Task: Print all of the lines exactly. Any picture among them stays out.

Dataset excerpt:
========

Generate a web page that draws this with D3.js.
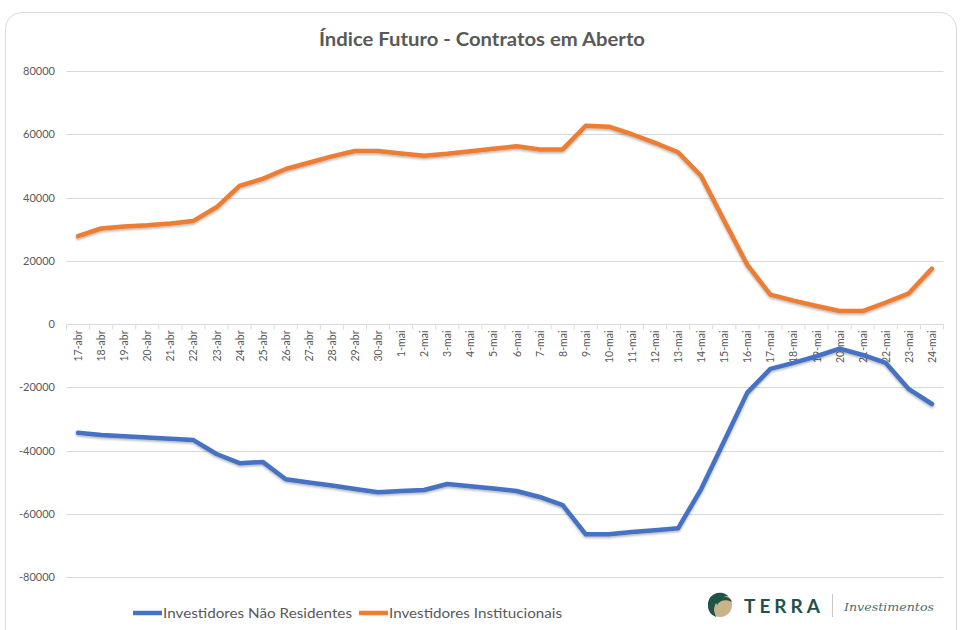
<!DOCTYPE html>
<html>
<head>
<meta charset="utf-8">
<script src="https://cdn.jsdelivr.net/npm/d3@7"></script>
<style>
  body { margin: 0; background: #fff; }
  svg { display: block; font-family: Lato, "Open Sans", sans-serif; }
</style>
</head>
<body>
<svg id="chart" width="960" height="630"></svg>
<script>
// dates on the category axis
const dates = [
  '17-abr','18-abr','19-abr','20-abr','21-abr','22-abr','23-abr','24-abr','25-abr','26-abr',
  '27-abr','28-abr','29-abr','30-abr','1-mai','2-mai','3-mai','4-mai','5-mai','6-mai',
  '7-mai','8-mai','9-mai','10-mai','11-mai','12-mai','13-mai','14-mai','15-mai','16-mai',
  '17-mai','18-mai','19-mai','20-mai','21-mai','22-mai','23-mai','24-mai'
]
const naoResidentes = [
  -34400, -35100, -35500, -35900, -36300, -36700, -41100, -44000, -43600, -49100,
  -50100, -51100, -52200, -53200, -52800, -52500, -50600, -51300, -52000, -52800,
  -54700, -57300, -66500, -66500, -65800, -65200, -64600, -52200, -37000, -21700,
  -14200, -12300, -10200, -7800, -9800, -12300, -20600, -25300
]
const institucionais = [
  27800, 30200, 30800, 31200, 31800, 32600, 36900, 43700, 45900, 49000,
  51000, 53000, 54700, 54700, 53900, 53200, 53800, 54600, 55400, 56200,
  55200, 55200, 62700, 62400, 60000, 57300, 54300, 46800, 32600, 18700,
  9300, 7400, 5700, 4100, 4100, 6800, 9700, 17500
]
const yTicks = [80000, 60000, 40000, 20000, 0, -20000, -40000, -60000, -80000]
const seriesNames = ['Investidores Não Residentes', 'Investidores Institucionais']
const seriesColors = ['#4472C4', '#ED7D31']

const svg = d3.select('#chart')
const left = 66.5, right = 943.5

// card
svg.append('rect')
  .attr('x', 5.5).attr('y', 12.5).attr('width', 951).attr('height', 640)
  .attr('rx', 16).attr('fill', '#fff').attr('stroke', '#d9d9d9')

const defs = svg.append('defs')
const f = defs.append('filter').attr('id', 'shadow')
  .attr('x', '-5%').attr('y', '-5%').attr('width', '110%').attr('height', '120%')
f.append('feDropShadow').attr('dx', 0).attr('dy', 1.5).attr('stdDeviation', 1.2)
  .attr('flood-color', '#000').attr('flood-opacity', 0.3)

svg.append('text')
  .attr('x', 482).attr('y', 46)
  .attr('text-anchor', 'middle')
  .attr('font-size', 19).attr('font-weight', 'bold')
  .attr('fill', '#595959')
  .attr('textLength', 326).attr('lengthAdjust', 'spacingAndGlyphs')
  .text('Índice Futuro - Contratos em Aberto')

const y = d3.scaleLinear().domain([-80000, 80000]).range([577, 71])
const band = d3.scaleBand().domain(dates).range([left, right])
const x = d3.scalePoint().domain(dates).range([left, right]).padding(0.5)

// gridlines + y labels
svg.append('g').selectAll('line').data(yTicks).join('line')
  .attr('x1', left).attr('x2', right)
  .attr('y1', d => Math.round(y(d)) + 0.5).attr('y2', d => Math.round(y(d)) + 0.5)
  .attr('stroke', '#d9d9d9').attr('stroke-width', 1)

svg.append('g').selectAll('text').data(yTicks).join('text')
  .attr('x', 55).attr('y', d => y(d) + 4)
  .attr('text-anchor', 'end')
  .attr('font-size', 11).attr('fill', '#595959')
  .text(d => d)

// category axis at zero
const y0 = Math.round(y(0)) + 0.5
const xAxis = svg.append('g')
xAxis.selectAll('line').data(dates.concat(['end'])).join('line')
  .attr('x1', (d, i) => i < dates.length ? band(d) : right)
  .attr('x2', (d, i) => i < dates.length ? band(d) : right)
  .attr('y1', y0).attr('y2', y0 + 5)
  .attr('stroke', '#d9d9d9')
xAxis.selectAll('text').data(dates).join('text')
  .attr('transform', d => `translate(${x(d) + 4},${y0 + 6}) rotate(-90)`)
  .attr('text-anchor', 'end')
  .attr('font-size', 10.5).attr('fill', '#595959')
  .text(d => d)

// lines
const line = d3.line().x((d, i) => x(dates[i])).y(d => y(d))
;[naoResidentes, institucionais].forEach((s, k) => {
  svg.append('path')
    .datum(s)
    .attr('d', line)
    .attr('fill', 'none')
    .attr('stroke', seriesColors[k])
    .attr('stroke-width', 4.5)
    .attr('stroke-linejoin', 'round')
    .attr('stroke-linecap', 'round')
    .attr('filter', 'url(#shadow)')
})

// legend
const legX = [133, 359]
const legW = [189, 173]
seriesNames.forEach((n, k) => {
  svg.append('line')
    .attr('x1', legX[k]).attr('x2', legX[k] + 29)
    .attr('y1', 613).attr('y2', 613)
    .attr('stroke', seriesColors[k]).attr('stroke-width', 4.5)
  svg.append('text')
    .attr('x', legX[k] + 30).attr('y', 618)
    .attr('font-size', 14).attr('fill', '#595959')
    .attr('textLength', legW[k]).attr('lengthAdjust', 'spacingAndGlyphs')
    .text(n)
})

// logo
const logo = svg.append('g').attr('transform', 'translate(720,605)')
logo.append('circle').attr('r', 12).attr('fill', '#c9b38a')
logo.append('path')
  .attr('d', 'M-12,2 A12,12 0 0,1 8,-9 C0,-8 -6,-3 -6,6 L-4,12 A12,12 0 0,1 -12,2 Z')
  .attr('fill', '#1f5249')
logo.append('path')
  .attr('d', 'M-5,-4 C2,-10 10,-9 12,-3 C6,-6 0,-5 -3,0 Z')
  .attr('fill', '#1f5249')
svg.append('text')
  .attr('x', 744).attr('y', 613)
  .attr('font-size', 19).attr('font-weight', 'bold')
  .attr('fill', '#1f5249')
  .attr('textLength', 76).attr('lengthAdjust', 'spacing')
  .text('TERRA')
svg.append('line')
  .attr('x1', 832.5).attr('x2', 832.5).attr('y1', 594).attr('y2', 617)
  .attr('stroke', '#c8c8c8')
svg.append('text')
  .attr('x', 844).attr('y', 611)
  .attr('font-size', 10.5).attr('font-style', 'italic')
  .attr('font-family', '"DejaVu Serif", "Liberation Serif", serif')
  .attr('fill', '#4f6b66')
  .attr('textLength', 90).attr('lengthAdjust', 'spacingAndGlyphs')
  .text('Investimentos')
</script>
</body>
</html>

========

Response to the exercise:
Generate a web page that draws this with D3.js.
<!DOCTYPE html>
<html>
<head>
<meta charset="utf-8">
<script src="https://cdn.jsdelivr.net/npm/d3@7"></script>
<style>
  body { margin: 0; background: #fff; }
  svg { display: block; font-family: Lato, "Open Sans", sans-serif; }
</style>
</head>
<body>
<svg id="chart" width="960" height="630"></svg>
<script>
// dates on the category axis
const dates = [
  '17-abr','18-abr','19-abr','20-abr','21-abr','22-abr','23-abr','24-abr','25-abr','26-abr',
  '27-abr','28-abr','29-abr','30-abr','1-mai','2-mai','3-mai','4-mai','5-mai','6-mai',
  '7-mai','8-mai','9-mai','10-mai','11-mai','12-mai','13-mai','14-mai','15-mai','16-mai',
  '17-mai','18-mai','19-mai','20-mai','21-mai','22-mai','23-mai','24-mai'
]
const naoResidentes = [
  -34400, -35100, -35500, -35900, -36300, -36700, -41100, -44000, -43600, -49100,
  -50100, -51100, -52200, -53200, -52800, -52500, -50600, -51300, -52000, -52800,
  -54700, -57300, -66500, -66500, -65800, -65200, -64600, -52200, -37000, -21700,
  -14200, -12300, -10200, -7800, -9800, -12300, -20600, -25300
]
const institucionais = [
  27800, 30200, 30800, 31200, 31800, 32600, 36900, 43700, 45900, 49000,
  51000, 53000, 54700, 54700, 53900, 53200, 53800, 54600, 55400, 56200,
  55200, 55200, 62700, 62400, 60000, 57300, 54300, 46800, 32600, 18700,
  9300, 7400, 5700, 4100, 4100, 6800, 9700, 17500
]
const yTicks = [80000, 60000, 40000, 20000, 0, -20000, -40000, -60000, -80000]
const seriesNames = ['Investidores Não Residentes', 'Investidores Institucionais']
const seriesColors = ['#4472C4', '#ED7D31']

const svg = d3.select('#chart')
const left = 66.5, right = 943.5

// card
svg.append('rect')
  .attr('x', 5.5).attr('y', 12.5).attr('width', 951).attr('height', 640)
  .attr('rx', 16).attr('fill', '#fff').attr('stroke', '#d9d9d9')

const defs = svg.append('defs')
const f = defs.append('filter').attr('id', 'shadow')
  .attr('x', '-5%').attr('y', '-5%').attr('width', '110%').attr('height', '120%')
f.append('feDropShadow').attr('dx', 0).attr('dy', 1.5).attr('stdDeviation', 1.2)
  .attr('flood-color', '#000').attr('flood-opacity', 0.3)

svg.append('text')
  .attr('x', 482).attr('y', 46)
  .attr('text-anchor', 'middle')
  .attr('font-size', 19).attr('font-weight', 'bold')
  .attr('fill', '#595959')
  .attr('textLength', 326).attr('lengthAdjust', 'spacingAndGlyphs')
  .text('Índice Futuro - Contratos em Aberto')

const y = d3.scaleLinear().domain([-80000, 80000]).range([577, 71])
const band = d3.scaleBand().domain(dates).range([left, right])
const x = d3.scalePoint().domain(dates).range([left, right]).padding(0.5)

// gridlines + y labels
svg.append('g').selectAll('line').data(yTicks).join('line')
  .attr('x1', left).attr('x2', right)
  .attr('y1', d => Math.round(y(d)) + 0.5).attr('y2', d => Math.round(y(d)) + 0.5)
  .attr('stroke', '#d9d9d9').attr('stroke-width', 1)

svg.append('g').selectAll('text').data(yTicks).join('text')
  .attr('x', 55).attr('y', d => y(d) + 4)
  .attr('text-anchor', 'end')
  .attr('font-size', 11).attr('fill', '#595959')
  .text(d => d)

// category axis at zero
const y0 = Math.round(y(0)) + 0.5
const xAxis = svg.append('g')
xAxis.selectAll('line').data(dates.concat(['end'])).join('line')
  .attr('x1', (d, i) => i < dates.length ? band(d) : right)
  .attr('x2', (d, i) => i < dates.length ? band(d) : right)
  .attr('y1', y0).attr('y2', y0 + 5)
  .attr('stroke', '#d9d9d9')
xAxis.selectAll('text').data(dates).join('text')
  .attr('transform', d => `translate(${x(d) + 4},${y0 + 6}) rotate(-90)`)
  .attr('text-anchor', 'end')
  .attr('font-size', 10.5).attr('fill', '#595959')
  .text(d => d)

// lines
const line = d3.line().x((d, i) => x(dates[i])).y(d => y(d))
;[naoResidentes, institucionais].forEach((s, k) => {
  svg.append('path')
    .datum(s)
    .attr('d', line)
    .attr('fill', 'none')
    .attr('stroke', seriesColors[k])
    .attr('stroke-width', 4.5)
    .attr('stroke-linejoin', 'round')
    .attr('stroke-linecap', 'round')
    .attr('filter', 'url(#shadow)')
})

// legend
const legX = [133, 359]
const legW = [189, 173]
seriesNames.forEach((n, k) => {
  svg.append('line')
    .attr('x1', legX[k]).attr('x2', legX[k] + 29)
    .attr('y1', 613).attr('y2', 613)
    .attr('stroke', seriesColors[k]).attr('stroke-width', 4.5)
  svg.append('text')
    .attr('x', legX[k] + 30).attr('y', 618)
    .attr('font-size', 14).attr('fill', '#595959')
    .attr('textLength', legW[k]).attr('lengthAdjust', 'spacingAndGlyphs')
    .text(n)
})

// logo
const logo = svg.append('g').attr('transform', 'translate(720,605)')
logo.append('circle').attr('r', 12).attr('fill', '#c9b38a')
logo.append('path')
  .attr('d', 'M-12,2 A12,12 0 0,1 8,-9 C0,-8 -6,-3 -6,6 L-4,12 A12,12 0 0,1 -12,2 Z')
  .attr('fill', '#1f5249')
logo.append('path')
  .attr('d', 'M-5,-4 C2,-10 10,-9 12,-3 C6,-6 0,-5 -3,0 Z')
  .attr('fill', '#1f5249')
svg.append('text')
  .attr('x', 744).attr('y', 613)
  .attr('font-size', 19).attr('font-weight', 'bold')
  .attr('fill', '#1f5249')
  .attr('textLength', 76).attr('lengthAdjust', 'spacing')
  .text('TERRA')
svg.append('line')
  .attr('x1', 832.5).attr('x2', 832.5).attr('y1', 594).attr('y2', 617)
  .attr('stroke', '#c8c8c8')
svg.append('text')
  .attr('x', 844).attr('y', 611)
  .attr('font-size', 10.5).attr('font-style', 'italic')
  .attr('font-family', '"DejaVu Serif", "Liberation Serif", serif')
  .attr('fill', '#4f6b66')
  .attr('textLength', 90).attr('lengthAdjust', 'spacingAndGlyphs')
  .text('Investimentos')
</script>
</body>
</html>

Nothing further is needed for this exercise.